Sein Königswort nimmt Tausende in Pflicht
und schickt durch Meer und Land sie ohne Rast -
und wer nur steht und wartet, dienet auch!
Wenn man ein tausendzeiliges Gedicht schreibt, kommt man natürlich nicht als Text in die Schulbücher. Aber 369 Jahre nach seinem Erstdruck ist das Gedicht jetzt in der Übersetzung von Ard Posthuma (der auch Cees Nooteboom übersetzt hat) als
Euphrasia: Augentrost beim Verlag Reinecke & Voß erschienen. Leider kann man das Buch nirgends finden. Wenn man bei Amazon, deren Suchsystem noch schlechter ist als die
Übersetzungen bei ebay, nach
Euphrasia: Augentrost sucht, bekommt man Augentropfen angeboten. Vielleicht ist es auch gut, dass man den Text nicht findet, denn der Autor selbst warnt vor der Lektüre:
Lies mich bitte nicht, wenn besseres Salz dir zusteht
und dir keine Speise schmeckt, die fader ist als die der Alten.
Lies mich bitte nicht. Wozu deine Augen (oder ein Auge nur) peinigen?

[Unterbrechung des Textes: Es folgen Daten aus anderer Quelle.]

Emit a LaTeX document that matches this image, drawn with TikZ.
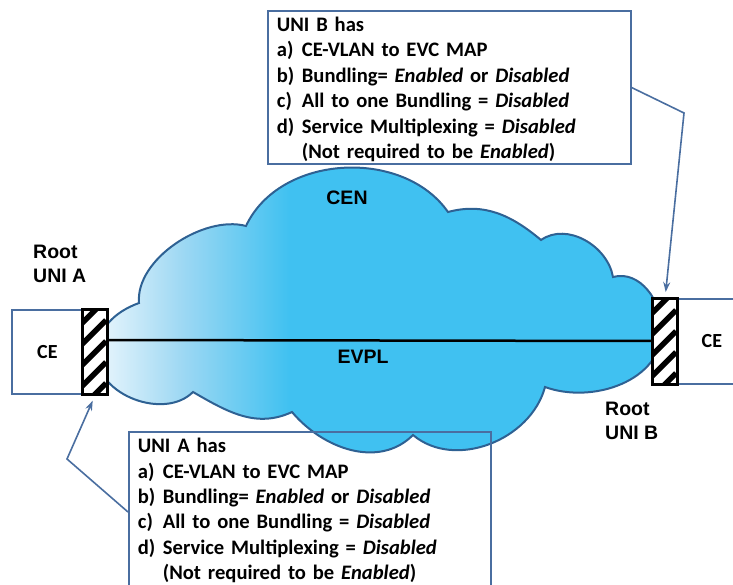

Huygens' Euphrasia ist ein Katalog von menschlichen Blindheiten, und sie sind alle blind: die Müßigen, die Hastigen, die Geizigen, die Prasser, die Prächtigen, die Mächtigen, die Ehrgeizler, die Verliebten, die Neidischen, die Zornigen, die Saufbrüder, die Fröhlichen, die Traurigen, die Hektischen, die Faulpelze, die Maler (Die Maler [jetzt wird's ernst!], die Maler, Parthenine, obgleich aus einer Zunft, der ich mit Achtung diene, die Maler nenn' ich blind, wie scharf ihr Blick auch sei), die Mutigen, die Ängstlichen, die jungen Leut, die Alten, die Fräulein, die Schnatterer, die Stillen, die Sänger, die Springer, die Eifersucht, die Jäger, die Spieler, die Kläger, der ganze Hof, Gelehrte und Autoren. Und da wir bei den Autoren sind, lassen wir den Dichter doch einmal zu Wort kommen:
Nur eine Sorte noch: Autoren sind auch Blinde,
besonders die von dir geliebten Dichterfreunde.
Die sind so dicht wie blind; sie sehen nur den Reim
und gehen in der Kunst den Wörtern auf den Leim,
der doch bloß kleben kann, als machten Leim und Schere
statt Hobel, Meißel, Maß dem Schreiner höchste Ehre.
Denn blindlings rühren sie die schwersten Sachen an
und hoffen dass der Reim der Rede folgen kann.
Doch wenn der Reim stagniert, wie sie den Kurs verlegen!
Und fahren kreuz und quer auf wunderlichen Wegen
und driften hin und her und rückwärts her und hin,
so dass die tolle Fahrt am Ende ohne Sinn
gänzlich im Leim erstickt: der Lotse hat geschlafen
und schleppt, selbst mitgeschleppt, dich in den falschen Hafen.
Wie schwankt ihr Reiseziel: sie steuern anfangs an
auf Japan, doch die Fahrt endet in Astrachan.
Das sind mir Käptens, das sind weitblickende Leute!
Bin ich davon nicht selbst das beste Beispiel heute?
(Zeit ist’s, dir zu gestehn, wie blind ich selber bin;
das kam dir, wie ich seh‘, schon früher in den Sinn!):
bedenk‘ nur, wo ich einst den Eislauf angefangen
und wie ich abgeirrt, es ist dir nicht entgangen,
mir gab der liebe Reim den Leim für mein Gedicht
und meine Rede stockt, sobald er mir gebricht.
Bin ja so herzlich blind wie meine Blindgesellen,
ja ich versteige mich sogar mir vorzustellen,
du seist entzückt von dem, was meine Verskunst spinnt.
Was sagst du? Bin ich nun wohl eher blöd als blind?
Das ist Poeten-Art, denn die zu dichten pflegen
sehen kein schöneres Ei als was sie selber legen.
Verprügeln kannst du ihn, doch sagt er unentwegt,
dass kein Poet so schön wie er die Laute schlägt.